• [AIM]: Images should be left out, and everything else in the listing reproduced exactly.
○ ○ ○
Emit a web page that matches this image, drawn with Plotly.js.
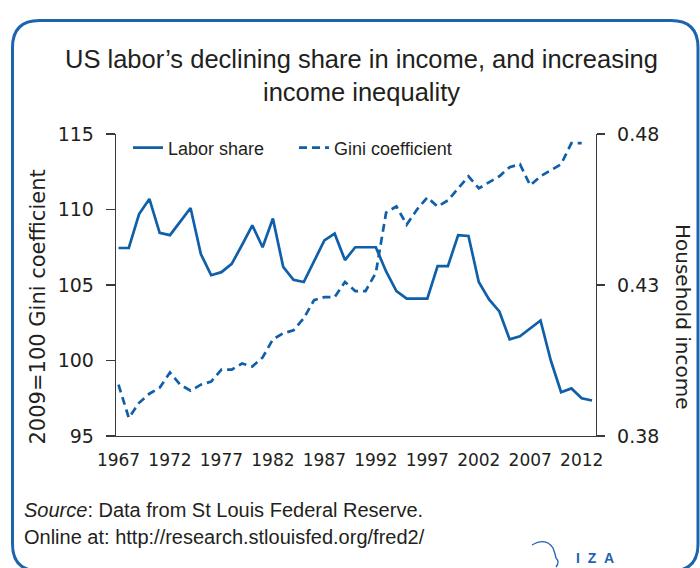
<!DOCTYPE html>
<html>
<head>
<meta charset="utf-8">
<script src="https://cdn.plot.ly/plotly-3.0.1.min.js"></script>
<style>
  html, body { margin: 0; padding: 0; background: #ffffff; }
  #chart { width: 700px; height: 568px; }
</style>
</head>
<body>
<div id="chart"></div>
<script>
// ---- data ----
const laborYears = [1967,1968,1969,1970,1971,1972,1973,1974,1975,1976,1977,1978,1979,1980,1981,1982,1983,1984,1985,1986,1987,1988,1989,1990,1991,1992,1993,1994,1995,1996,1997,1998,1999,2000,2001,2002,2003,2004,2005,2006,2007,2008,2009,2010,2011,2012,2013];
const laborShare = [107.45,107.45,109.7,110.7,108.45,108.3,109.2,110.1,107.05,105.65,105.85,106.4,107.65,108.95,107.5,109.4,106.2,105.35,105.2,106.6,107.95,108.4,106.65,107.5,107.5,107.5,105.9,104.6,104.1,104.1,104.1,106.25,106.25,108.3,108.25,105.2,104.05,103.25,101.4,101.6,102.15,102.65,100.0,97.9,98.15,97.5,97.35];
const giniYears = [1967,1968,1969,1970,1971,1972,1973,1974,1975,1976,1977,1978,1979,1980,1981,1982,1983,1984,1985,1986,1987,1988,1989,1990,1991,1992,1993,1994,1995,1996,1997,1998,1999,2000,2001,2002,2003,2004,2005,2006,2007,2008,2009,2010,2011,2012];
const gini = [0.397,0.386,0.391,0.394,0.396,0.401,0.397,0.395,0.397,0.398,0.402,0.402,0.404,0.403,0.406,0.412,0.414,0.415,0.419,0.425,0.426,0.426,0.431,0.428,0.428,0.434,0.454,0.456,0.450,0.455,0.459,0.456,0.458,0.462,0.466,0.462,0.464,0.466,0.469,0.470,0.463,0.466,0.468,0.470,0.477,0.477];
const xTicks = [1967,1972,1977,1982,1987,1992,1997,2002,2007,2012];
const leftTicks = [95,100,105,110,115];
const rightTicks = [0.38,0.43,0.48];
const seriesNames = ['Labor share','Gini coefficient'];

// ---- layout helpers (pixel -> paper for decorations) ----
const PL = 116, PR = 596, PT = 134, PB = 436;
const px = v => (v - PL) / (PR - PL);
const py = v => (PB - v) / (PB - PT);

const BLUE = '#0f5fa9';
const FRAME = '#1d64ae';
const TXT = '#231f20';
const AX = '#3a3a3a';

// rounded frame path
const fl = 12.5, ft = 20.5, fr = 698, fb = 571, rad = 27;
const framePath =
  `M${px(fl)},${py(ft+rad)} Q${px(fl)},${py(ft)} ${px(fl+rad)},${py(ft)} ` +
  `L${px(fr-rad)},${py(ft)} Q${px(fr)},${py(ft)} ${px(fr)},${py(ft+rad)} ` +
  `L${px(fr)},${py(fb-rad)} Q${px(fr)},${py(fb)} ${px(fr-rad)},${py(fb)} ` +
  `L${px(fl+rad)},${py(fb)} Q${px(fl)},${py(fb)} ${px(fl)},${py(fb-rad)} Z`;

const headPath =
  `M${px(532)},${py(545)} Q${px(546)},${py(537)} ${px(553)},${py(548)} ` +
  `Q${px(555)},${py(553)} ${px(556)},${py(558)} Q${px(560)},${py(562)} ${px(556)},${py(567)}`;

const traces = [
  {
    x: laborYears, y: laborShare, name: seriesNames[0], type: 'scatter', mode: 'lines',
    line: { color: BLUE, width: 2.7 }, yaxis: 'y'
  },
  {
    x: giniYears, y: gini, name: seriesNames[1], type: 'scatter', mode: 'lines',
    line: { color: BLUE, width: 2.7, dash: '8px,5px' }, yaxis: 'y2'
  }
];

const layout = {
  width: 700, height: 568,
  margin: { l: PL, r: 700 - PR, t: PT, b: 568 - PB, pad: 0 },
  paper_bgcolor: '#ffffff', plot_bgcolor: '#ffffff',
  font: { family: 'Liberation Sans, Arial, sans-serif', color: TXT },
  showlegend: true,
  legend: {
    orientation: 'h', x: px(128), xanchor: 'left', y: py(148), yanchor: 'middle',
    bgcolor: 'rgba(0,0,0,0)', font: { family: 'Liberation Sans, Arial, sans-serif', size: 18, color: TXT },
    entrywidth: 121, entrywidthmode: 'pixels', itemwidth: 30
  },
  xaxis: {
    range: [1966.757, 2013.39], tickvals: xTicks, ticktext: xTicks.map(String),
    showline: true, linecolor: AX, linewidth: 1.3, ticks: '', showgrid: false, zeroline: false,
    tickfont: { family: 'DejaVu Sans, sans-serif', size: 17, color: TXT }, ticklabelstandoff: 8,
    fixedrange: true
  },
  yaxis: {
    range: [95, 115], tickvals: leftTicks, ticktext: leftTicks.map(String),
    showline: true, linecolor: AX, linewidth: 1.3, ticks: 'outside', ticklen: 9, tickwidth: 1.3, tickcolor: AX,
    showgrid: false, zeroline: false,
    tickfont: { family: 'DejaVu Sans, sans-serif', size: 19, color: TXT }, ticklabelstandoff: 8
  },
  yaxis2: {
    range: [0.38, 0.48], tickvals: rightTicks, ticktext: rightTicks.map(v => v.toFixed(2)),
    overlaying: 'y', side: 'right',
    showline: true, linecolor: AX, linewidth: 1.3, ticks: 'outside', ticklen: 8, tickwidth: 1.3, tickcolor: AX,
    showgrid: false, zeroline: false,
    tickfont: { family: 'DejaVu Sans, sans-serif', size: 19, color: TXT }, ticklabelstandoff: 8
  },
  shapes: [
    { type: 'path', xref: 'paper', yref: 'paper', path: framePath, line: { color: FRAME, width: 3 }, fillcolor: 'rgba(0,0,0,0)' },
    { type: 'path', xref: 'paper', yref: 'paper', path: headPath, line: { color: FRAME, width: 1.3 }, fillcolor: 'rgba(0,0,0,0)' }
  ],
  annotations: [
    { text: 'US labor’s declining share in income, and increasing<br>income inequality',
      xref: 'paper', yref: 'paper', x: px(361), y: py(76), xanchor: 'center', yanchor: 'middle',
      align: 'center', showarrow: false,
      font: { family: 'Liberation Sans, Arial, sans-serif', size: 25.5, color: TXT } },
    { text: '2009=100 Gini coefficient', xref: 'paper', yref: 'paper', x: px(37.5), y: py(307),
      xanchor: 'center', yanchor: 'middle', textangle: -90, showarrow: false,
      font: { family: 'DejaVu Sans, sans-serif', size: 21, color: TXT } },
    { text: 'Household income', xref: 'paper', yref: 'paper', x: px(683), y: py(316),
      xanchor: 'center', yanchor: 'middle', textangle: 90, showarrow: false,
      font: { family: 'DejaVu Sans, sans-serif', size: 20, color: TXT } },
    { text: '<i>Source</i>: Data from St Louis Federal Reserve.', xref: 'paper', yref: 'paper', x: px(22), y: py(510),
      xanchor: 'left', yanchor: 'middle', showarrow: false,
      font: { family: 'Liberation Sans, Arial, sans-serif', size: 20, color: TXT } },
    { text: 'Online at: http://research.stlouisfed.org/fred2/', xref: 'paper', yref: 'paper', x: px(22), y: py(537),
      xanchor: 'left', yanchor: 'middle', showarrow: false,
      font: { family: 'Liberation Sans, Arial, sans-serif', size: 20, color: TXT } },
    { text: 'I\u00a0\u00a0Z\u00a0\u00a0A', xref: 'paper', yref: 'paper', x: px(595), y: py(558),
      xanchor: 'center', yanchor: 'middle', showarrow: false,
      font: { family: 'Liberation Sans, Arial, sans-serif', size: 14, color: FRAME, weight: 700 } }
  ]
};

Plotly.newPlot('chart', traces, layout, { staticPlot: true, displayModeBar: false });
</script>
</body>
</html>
○ ○ ○
• [ANSWER TO THE PROBLEM]:
Emit a web page that matches this image, drawn with Plotly.js.
<!DOCTYPE html>
<html>
<head>
<meta charset="utf-8">
<script src="https://cdn.plot.ly/plotly-3.0.1.min.js"></script>
<style>
  html, body { margin: 0; padding: 0; background: #ffffff; }
  #chart { width: 700px; height: 568px; }
</style>
</head>
<body>
<div id="chart"></div>
<script>
// ---- data ----
const laborYears = [1967,1968,1969,1970,1971,1972,1973,1974,1975,1976,1977,1978,1979,1980,1981,1982,1983,1984,1985,1986,1987,1988,1989,1990,1991,1992,1993,1994,1995,1996,1997,1998,1999,2000,2001,2002,2003,2004,2005,2006,2007,2008,2009,2010,2011,2012,2013];
const laborShare = [107.45,107.45,109.7,110.7,108.45,108.3,109.2,110.1,107.05,105.65,105.85,106.4,107.65,108.95,107.5,109.4,106.2,105.35,105.2,106.6,107.95,108.4,106.65,107.5,107.5,107.5,105.9,104.6,104.1,104.1,104.1,106.25,106.25,108.3,108.25,105.2,104.05,103.25,101.4,101.6,102.15,102.65,100.0,97.9,98.15,97.5,97.35];
const giniYears = [1967,1968,1969,1970,1971,1972,1973,1974,1975,1976,1977,1978,1979,1980,1981,1982,1983,1984,1985,1986,1987,1988,1989,1990,1991,1992,1993,1994,1995,1996,1997,1998,1999,2000,2001,2002,2003,2004,2005,2006,2007,2008,2009,2010,2011,2012];
const gini = [0.397,0.386,0.391,0.394,0.396,0.401,0.397,0.395,0.397,0.398,0.402,0.402,0.404,0.403,0.406,0.412,0.414,0.415,0.419,0.425,0.426,0.426,0.431,0.428,0.428,0.434,0.454,0.456,0.450,0.455,0.459,0.456,0.458,0.462,0.466,0.462,0.464,0.466,0.469,0.470,0.463,0.466,0.468,0.470,0.477,0.477];
const xTicks = [1967,1972,1977,1982,1987,1992,1997,2002,2007,2012];
const leftTicks = [95,100,105,110,115];
const rightTicks = [0.38,0.43,0.48];
const seriesNames = ['Labor share','Gini coefficient'];

// ---- layout helpers (pixel -> paper for decorations) ----
const PL = 116, PR = 596, PT = 134, PB = 436;
const px = v => (v - PL) / (PR - PL);
const py = v => (PB - v) / (PB - PT);

const BLUE = '#0f5fa9';
const FRAME = '#1d64ae';
const TXT = '#231f20';
const AX = '#3a3a3a';

// rounded frame path
const fl = 12.5, ft = 20.5, fr = 698, fb = 571, rad = 27;
const framePath =
  `M${px(fl)},${py(ft+rad)} Q${px(fl)},${py(ft)} ${px(fl+rad)},${py(ft)} ` +
  `L${px(fr-rad)},${py(ft)} Q${px(fr)},${py(ft)} ${px(fr)},${py(ft+rad)} ` +
  `L${px(fr)},${py(fb-rad)} Q${px(fr)},${py(fb)} ${px(fr-rad)},${py(fb)} ` +
  `L${px(fl+rad)},${py(fb)} Q${px(fl)},${py(fb)} ${px(fl)},${py(fb-rad)} Z`;

const headPath =
  `M${px(532)},${py(545)} Q${px(546)},${py(537)} ${px(553)},${py(548)} ` +
  `Q${px(555)},${py(553)} ${px(556)},${py(558)} Q${px(560)},${py(562)} ${px(556)},${py(567)}`;

const traces = [
  {
    x: laborYears, y: laborShare, name: seriesNames[0], type: 'scatter', mode: 'lines',
    line: { color: BLUE, width: 2.7 }, yaxis: 'y'
  },
  {
    x: giniYears, y: gini, name: seriesNames[1], type: 'scatter', mode: 'lines',
    line: { color: BLUE, width: 2.7, dash: '8px,5px' }, yaxis: 'y2'
  }
];

const layout = {
  width: 700, height: 568,
  margin: { l: PL, r: 700 - PR, t: PT, b: 568 - PB, pad: 0 },
  paper_bgcolor: '#ffffff', plot_bgcolor: '#ffffff',
  font: { family: 'Liberation Sans, Arial, sans-serif', color: TXT },
  showlegend: true,
  legend: {
    orientation: 'h', x: px(128), xanchor: 'left', y: py(148), yanchor: 'middle',
    bgcolor: 'rgba(0,0,0,0)', font: { family: 'Liberation Sans, Arial, sans-serif', size: 18, color: TXT },
    entrywidth: 121, entrywidthmode: 'pixels', itemwidth: 30
  },
  xaxis: {
    range: [1966.757, 2013.39], tickvals: xTicks, ticktext: xTicks.map(String),
    showline: true, linecolor: AX, linewidth: 1.3, ticks: '', showgrid: false, zeroline: false,
    tickfont: { family: 'DejaVu Sans, sans-serif', size: 17, color: TXT }, ticklabelstandoff: 8,
    fixedrange: true
  },
  yaxis: {
    range: [95, 115], tickvals: leftTicks, ticktext: leftTicks.map(String),
    showline: true, linecolor: AX, linewidth: 1.3, ticks: 'outside', ticklen: 9, tickwidth: 1.3, tickcolor: AX,
    showgrid: false, zeroline: false,
    tickfont: { family: 'DejaVu Sans, sans-serif', size: 19, color: TXT }, ticklabelstandoff: 8
  },
  yaxis2: {
    range: [0.38, 0.48], tickvals: rightTicks, ticktext: rightTicks.map(v => v.toFixed(2)),
    overlaying: 'y', side: 'right',
    showline: true, linecolor: AX, linewidth: 1.3, ticks: 'outside', ticklen: 8, tickwidth: 1.3, tickcolor: AX,
    showgrid: false, zeroline: false,
    tickfont: { family: 'DejaVu Sans, sans-serif', size: 19, color: TXT }, ticklabelstandoff: 8
  },
  shapes: [
    { type: 'path', xref: 'paper', yref: 'paper', path: framePath, line: { color: FRAME, width: 3 }, fillcolor: 'rgba(0,0,0,0)' },
    { type: 'path', xref: 'paper', yref: 'paper', path: headPath, line: { color: FRAME, width: 1.3 }, fillcolor: 'rgba(0,0,0,0)' }
  ],
  annotations: [
    { text: 'US labor’s declining share in income, and increasing<br>income inequality',
      xref: 'paper', yref: 'paper', x: px(361), y: py(76), xanchor: 'center', yanchor: 'middle',
      align: 'center', showarrow: false,
      font: { family: 'Liberation Sans, Arial, sans-serif', size: 25.5, color: TXT } },
    { text: '2009=100 Gini coefficient', xref: 'paper', yref: 'paper', x: px(37.5), y: py(307),
      xanchor: 'center', yanchor: 'middle', textangle: -90, showarrow: false,
      font: { family: 'DejaVu Sans, sans-serif', size: 21, color: TXT } },
    { text: 'Household income', xref: 'paper', yref: 'paper', x: px(683), y: py(316),
      xanchor: 'center', yanchor: 'middle', textangle: 90, showarrow: false,
      font: { family: 'DejaVu Sans, sans-serif', size: 20, color: TXT } },
    { text: '<i>Source</i>: Data from St Louis Federal Reserve.', xref: 'paper', yref: 'paper', x: px(22), y: py(510),
      xanchor: 'left', yanchor: 'middle', showarrow: false,
      font: { family: 'Liberation Sans, Arial, sans-serif', size: 20, color: TXT } },
    { text: 'Online at: http://research.stlouisfed.org/fred2/', xref: 'paper', yref: 'paper', x: px(22), y: py(537),
      xanchor: 'left', yanchor: 'middle', showarrow: false,
      font: { family: 'Liberation Sans, Arial, sans-serif', size: 20, color: TXT } },
    { text: 'I\u00a0\u00a0Z\u00a0\u00a0A', xref: 'paper', yref: 'paper', x: px(595), y: py(558),
      xanchor: 'center', yanchor: 'middle', showarrow: false,
      font: { family: 'Liberation Sans, Arial, sans-serif', size: 14, color: FRAME, weight: 700 } }
  ]
};

Plotly.newPlot('chart', traces, layout, { staticPlot: true, displayModeBar: false });
</script>
</body>
</html>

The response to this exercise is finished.